07
July
2009
|
01:46 PM
America/Los_Angeles

UK Startups Look For Funding And Escape From Echo Chamber

UKStartups.jpg

I've been meeting a lot of UK entrepreneurs as part of the Traveling Geeks trip and I'm hearing a lot of the same things US startups tell me. They are looking for funding and also fed up with seeing the same people at their meetups.



Funding is a big problem in the UK because there are very few European VC funds actively investing. And very few angels. Many startups are looking to the US for funding but they tell me that most US VC firms have closed their UK offices.



One entrepreneur told me: "We're thinking of relocating some of our team to San Francisco so that we can be closer to the VC firms. Several VC firms have told us that they love our product but we are not over there. And so they wouldn't consider investing."



That was a common theme: that US VCs won't invest in startups unless they are in Silicon Valley.



I didn't have the heart to tell people that even if you are in Silicon Valley funding is really tough right now.

I ran into Don Thorson from Silicon Valley based Ribbit yesterday. Ribbit had a very nice exit about a year ago when BT bought the company for $105 million.



Mr Thornson was in town for a board meeting at BT. We began talking about startup funding and he was complaining that the Silicon Valley VCs aren't doing any investing. He says there are some very good startups around but many have just a few months of runway left.
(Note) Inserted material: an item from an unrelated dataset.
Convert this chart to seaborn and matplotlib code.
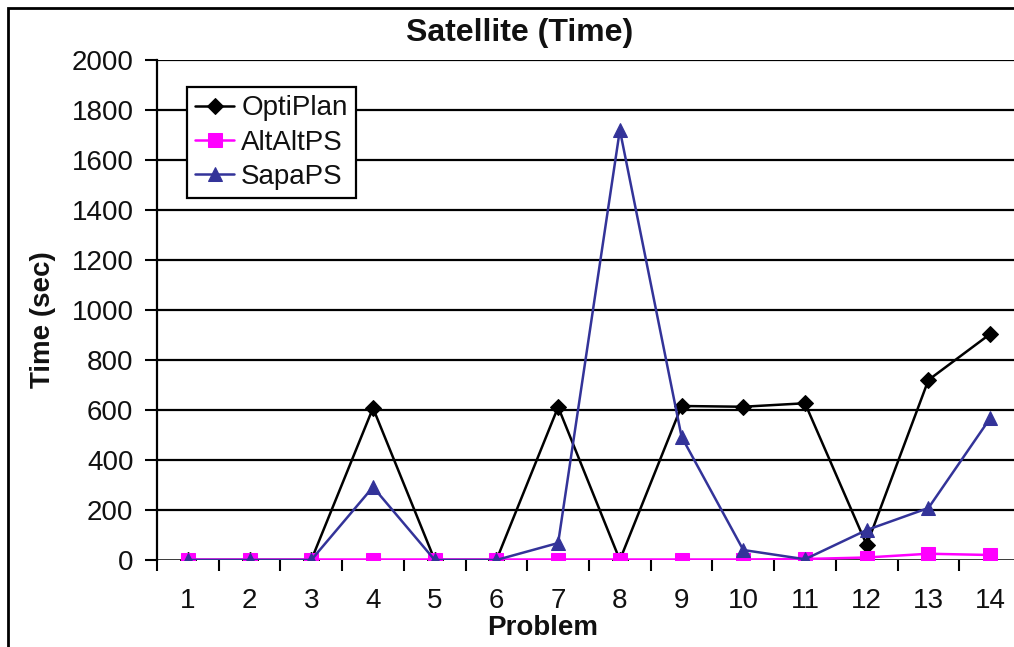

This is a serious situation. If we can't have sustained funding we won't have a crop of next generation companies to harvest when exits open up.



It's one thing to have no exits but it's another to have no companies to exit. That means no new money to reinvest in Silicon Valley.
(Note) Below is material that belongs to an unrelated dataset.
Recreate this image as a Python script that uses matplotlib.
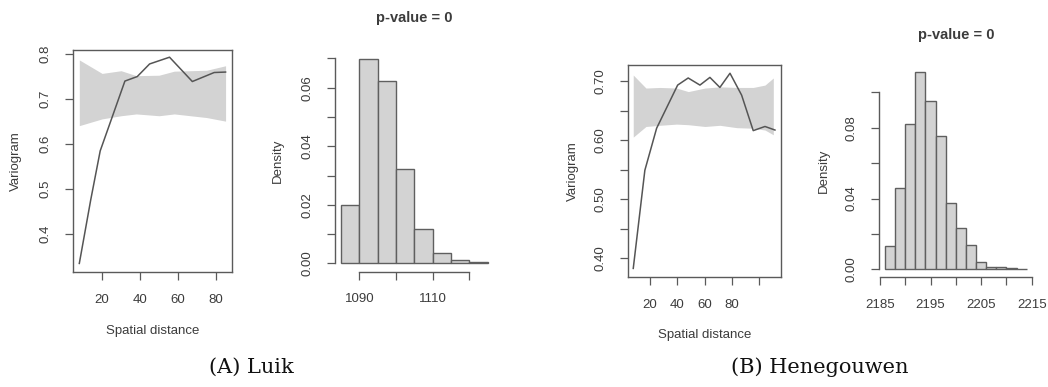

The UK entrepreneurs regularly get together at various events but many are getting fed up seeing the same faces and hearing the same stories. I can relate.



- One entrepreneur told me: "I've started going to fewer events because I wasn't getting much value from them. And everyone's business ideas started sounding very similar. I'd rather spend some time developing some original ideas."



The UK entrepreneurs are heavily into social media and Twitter. Some hope to be acquired by larger startups that have the potential to go public once financial markets open up. But when that happens is anyones guess because the UK economy continues to splutter.



Right now, it seems that a few seed investments would go far in the UK. A few angel investors could make some smart bets at good valuations.



I'll mention some of the startups I've been meeting in a later post.